Native American Heritage Month: Celebrating Tribal Victories in ConservationNovember is Native American Heritage Month, a time to honor the rich and diverse ancestry, traditions and cultures of Native Americans and to recognize the accomplishments of the peoples who were the original inhabitants of the United States and the caretakers of our abundant wildlife and natural resources.
Many of the foods we eat and the medicines and remedies we use were introduced by Indians and more than one highway follows an Indian trail. Indians make contributions in every area of endeavor and American life, and our literature and all our arts draw upon Indian themes and wisdom. Countless American Indians have served in our Armed Forces and have fought valiantly for our country. President Ronald Reagan, Proclamation of American Indian Week, 1986.
There are over 5.2 million American Indians and Alaska Natives in the U.S. The 566 federally-recognized, sovereign tribal nations own and manage over 95 million acres of land – 11 million acres more than the National Park Service (to read more notable statistics for American Indians and Alaska Natives, visit the U.S. Census Bureau).
This month, NWF’s Tribal Partnerships Program is highlighting the important contributions Native peoples have made to conservation. Native Americans are our nation’s original environmental stewards. Tribes have been caring for and nurturing Mother Earth for thousands of years. Because Tribes have the longest continual experience with the land, climate, wildlife and other natural resources, they have significant expertise and play an important role in helping us solve today’s conservation challenges.
Since the mid-1980s, NWF has partnered with tribes because we share a common value – to protect wildlife and habitat. This year, the theme of Native American Heritage Month is “Serving Our People, Serving our Nations: Native Visions for Future Generations.” In keeping with this theme – as well as NWF’s mission to “inspire Americans to protect wildlife for our children’s future” – we thank our tribal partners for major conservation successes in 2012. Each story is a win not only for tribes, but for all Americans, and is guaranteed to benefit generations to come.
Restoring Wild Bison to Tribal Lands. In March 2012, the Assiniboine and Sioux Tribes welcomed more than 60 of the last genetically pure, free-roaming, wild bison to the Fort Peck Reservation in Montana. For the first time in 100 years, wild bison roam again on tribal lands, a major step in wildlife conservation and in strengthening tribal culture. As Assiniboine cultural leader Larry Wetsit put it, “The return of the Yellowstone buffalo, the native buffalo, represents to us prosperity. It is our spirit, it is our way we educate our kids, it’s how we live our life.”
Stopping the Keystone XL oil pipeline. In December 2011, Tribal leaders met with federal agencies and members of Congress to voice their opposition to the Keystone XL oil pipeline, a massive project intended to carry oil sands from Alberta to Texas. Tribes object to the massive destruction and pollution caused by oil sands development, fear that a pipeline spill will harm tribal health, safety, and environment, and criticize the State Department’s failure to engage tribes in the permitting process. In large part due to the efforts of tribes, President Obama put the project on hold in February 2012, citing inadequate environmental review.

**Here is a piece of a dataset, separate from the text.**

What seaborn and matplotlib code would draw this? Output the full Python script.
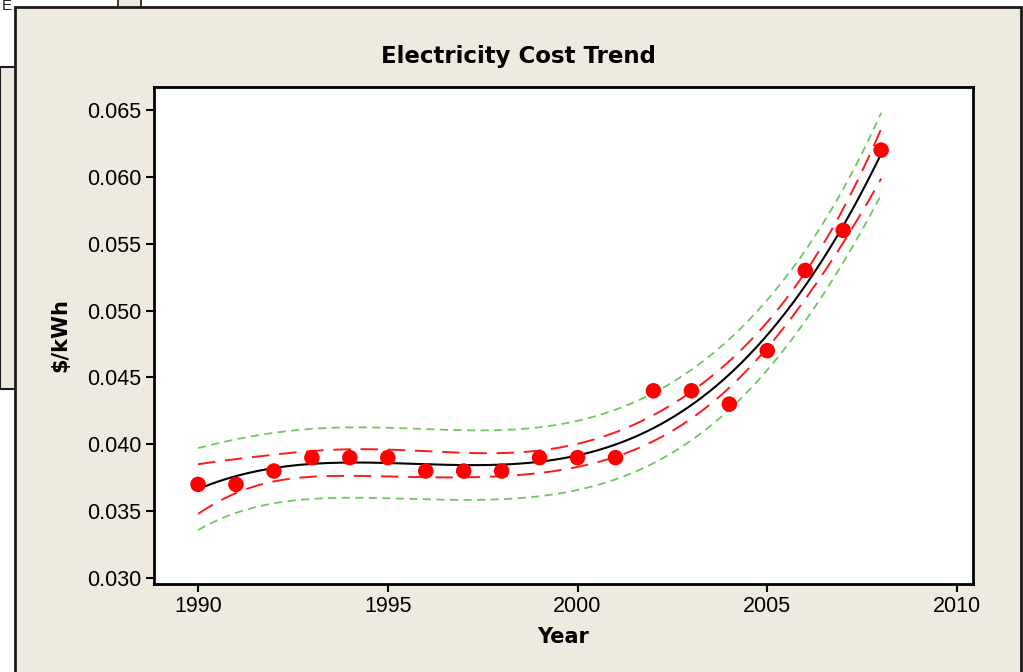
import numpy as np
import pandas as pd
import matplotlib
matplotlib.use("Agg")
import matplotlib.pyplot as plt
from matplotlib.patches import Rectangle
import seaborn as sns

# Average electricity cost per year ($/kWh)
years = [1990, 1991, 1992, 1993, 1994, 1995, 1996, 1997, 1998, 1999,
         2000, 2001, 2002, 2003, 2004, 2005, 2006, 2007, 2008]
cost = [0.037, 0.037, 0.038, 0.039, 0.039, 0.039, 0.038, 0.038, 0.038, 0.039,
        0.039, 0.039, 0.044, 0.044, 0.043, 0.047, 0.053, 0.056, 0.062]

x_ticks = [1990, 1995, 2000, 2005, 2010]
y_ticks = [0.030, 0.035, 0.040, 0.045, 0.050, 0.055, 0.060, 0.065]

# ---- cubic regression with 95% confidence and prediction intervals ----
yr = np.asarray(years, dtype=float)
yv = np.asarray(cost, dtype=float)
center = yr.mean()


def design(t):
    t = np.asarray(t, dtype=float) - center
    return np.column_stack([np.ones_like(t), t, t ** 2, t ** 3])


X = design(yr)
beta, *_ = np.linalg.lstsq(X, yv, rcond=None)
resid = yv - X @ beta
dof = len(yv) - X.shape[1]
s = np.sqrt(resid @ resid / dof)
XtX_inv = np.linalg.inv(X.T @ X)
t_crit = 2.131  # t(0.975, 15)

grid = np.linspace(yr.min(), yr.max(), 200)
G = design(grid)
fit = G @ beta
lev = np.einsum("ij,jk,ik->i", G, XtX_inv, G)
ci = t_crit * s * np.sqrt(lev)
pi = t_crit * s * np.sqrt(1 + lev)

curves = pd.DataFrame({
    "Year": grid,
    "fit": fit,
    "ci_lo": fit - ci, "ci_hi": fit + ci,
    "pi_lo": fit - pi, "pi_hi": fit + pi,
})
points = pd.DataFrame({"Year": years, "Cost": cost})

# ---- figure ----
sns.set_theme(style="white")
plt.rcParams["font.family"] = ["Liberation Sans", "DejaVu Sans"]

W, H = 1023, 672
fig = plt.figure(figsize=(W / 100, H / 100), dpi=100, facecolor="white")


def fx(px):
    return px / W


def fy(py):
    return 1 - py / H


beige = "#eeeae0"
# window frames
fig.patches.append(Rectangle((fx(0), fy(389)), fx(16), fy(67) - fy(389),
                             transform=fig.transFigure, facecolor=beige,
                             edgecolor="#1a1a1a", lw=1.5, zorder=0))
fig.patches.append(Rectangle((fx(118), fy(8)), fx(23), fy(0) - fy(8) + 0.01,
                             transform=fig.transFigure, facecolor=beige,
                             edgecolor="#1a1a1a", lw=1.2, zorder=0))
fig.patches.append(Rectangle((fx(15), fy(H + 5)), fx(1021 - 15), fy(7) - fy(H + 5),
                             transform=fig.transFigure, facecolor=beige,
                             edgecolor="#1a1a1a", lw=2, zorder=1))
fig.text(fx(2), fy(-1), "E", fontsize=11, va="top", ha="left", color="#222222")

ax = fig.add_axes([fx(154), fy(584), fx(973 - 154), fy(87) - fy(584)])
ax.set_facecolor("white")
ax.set_zorder(2)

green = "#6acb5a"
red = "#ff1a1a"
sns.lineplot(data=curves, x="Year", y="pi_hi", ax=ax, color=green, lw=1.3,
             linestyle=(0, (4.5, 3)))
sns.lineplot(data=curves, x="Year", y="pi_lo", ax=ax, color=green, lw=1.3,
             linestyle=(0, (4.5, 3)))
sns.lineplot(data=curves, x="Year", y="ci_hi", ax=ax, color=red, lw=1.4,
             linestyle=(0, (9, 5)))
sns.lineplot(data=curves, x="Year", y="ci_lo", ax=ax, color=red, lw=1.4,
             linestyle=(0, (9, 5)))
sns.lineplot(data=curves, x="Year", y="fit", ax=ax, color="black", lw=1.5)
sns.scatterplot(data=points, x="Year", y="Cost", ax=ax, color="#ff0000",
                s=125, edgecolor="none", zorder=5)

ax.set_xlim(1988.84, 2010.42)
ax.set_ylim(0.02955, 0.06672)
ax.set_xticks(x_ticks)
ax.set_yticks(y_ticks)
ax.set_xticklabels([str(v) for v in x_ticks])
ax.set_yticklabels([f"{v:.3f}" for v in y_ticks])
ax.tick_params(axis="both", which="major", direction="out", length=6, width=1.5,
               color="black", labelsize=15.5, labelcolor="black", pad=3,
               bottom=True, left=True, top=False, right=False)
for sp in ax.spines.values():
    sp.set_visible(True)
    sp.set_color("black")
    sp.set_linewidth(2)

bold_family = ["DejaVu Sans"]
ax.set_xlabel("Year", fontsize=15, fontweight="bold", color="black",
              family=bold_family)
ax.set_ylabel("$/kWh", fontsize=15, fontweight="bold", color="black",
              family=bold_family)
ax.xaxis.set_label_coords(0.4994, -0.1066)
ax.yaxis.set_label_coords(-0.1148, 0.501)
ax.xaxis.label.set_va("center")
ax.yaxis.label.set_va("center")

fig.text(fx(518), fy(56), "Electricity Cost Trend", fontsize=16.5,
         fontweight="bold", ha="center", va="center", color="black",
         family=bold_family)

fig.savefig("out.png", dpi=100, facecolor="white")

Tribal Schools Receive Awards from NWF’s Eco-Schools USA Program. This year, the STAR School in Leupp, AZ – on the Navajo Reservation – received an Eco-Schools Bronze Award from NWF as well as a Green Ribbon School award from the U.S. Department of Education. Several Navajo elementary schools – Mesa Elementary in Shiprock, Chee Dodge in Yatahey and Navajo Elementary in Navajo –are in various stages of completing the Eco-Schools Bronze award. In addition, Tohatchi High School in Tohatchi, NM became an officially registered Eco-School.
Fighting Reckless Energy Development in the Powder River Basin. The Powder River Basin is the most active area in the country for coal mining and coal bed methane development. NWF works with Tribal members from across the Northern Plains who have long-standing historical and cultural ties to the Powder River Basin landscape. We are working to create a Carbon Trust, which would provide economic incentives for the Northern Cheyenne Tribe to keep its coal in the ground and preserve its pristine habitat of grass-covered plains and rolling hills. Currently, we are rallying with Tribal members and local landowners to fight the proposed Tongue River Railroad. Stopping this new spur line will inhibit the development of new coal mines in southern Montana and the export of U.S. coal to Asian markets, which will in turn protect wildlife habitat, historic and cultural resources, and clean air and water.
The National Wildlife Federation is honored to partner with tribes on wildlife conservation. Please join us in thanking them for inspiring us “to protect wildlife for our children’s future.”